The FCC last month passed new rules updating the Telephone Consumer Protection Act,of 1991, and gave consumers more control over who gets to call their cell phone numbers. In particular, the new regulations allows mobile carriers to offer call-blocking technology, something that was previously prohibited by FCC rules.
“The companies’ continuing failure to provide immediate easy access to blocking technology makes them an enabler of anti-consumer abuses. A crackdown on robocalls is within ready reach, if only the telephone companies enable consumers to take control,” said Blumenthal in a press conference Monday.
The CTIA, which represents the wireless industry, quickly agreed with the Senator about the negative impact of robocalls on its customers and pointed out the suite of tools the industry currently offers consumers to control who has access to their phones.
” It’s … important that consumers control who they want to hear from since what could be viewed as a nuisance call by one person would be a welcomed communication by another.

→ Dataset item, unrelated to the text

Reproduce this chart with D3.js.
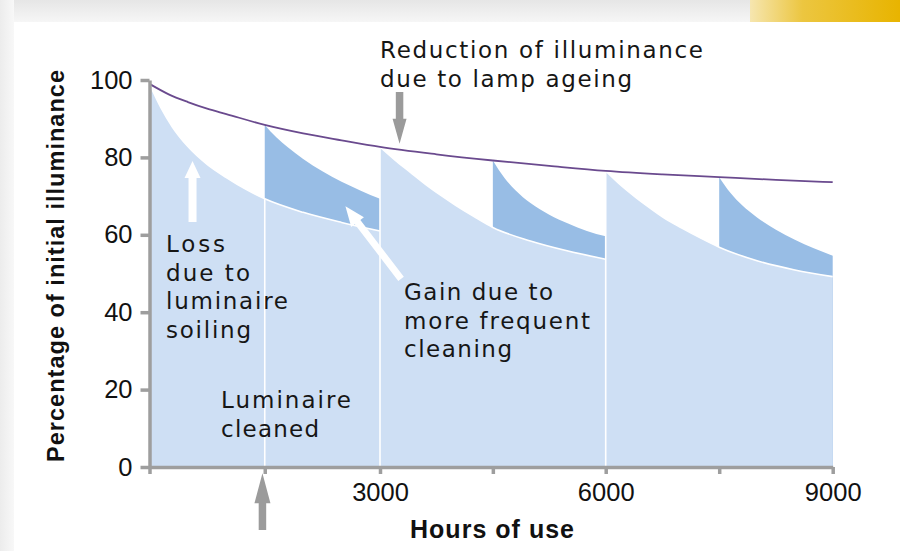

That’s why the CTIA and its members – individually and collectively – developed a variety of tools, many for free, so that consumers can stop these robocalls and unwanted communications from ‘blacklisting’ phone numbers to downloading apps. We provide a list divided by operating systems on our website, and we encourage consumers to take advantage of them today,” said Brad Gillen, executive vice president, CTIA-The Wireless Association.”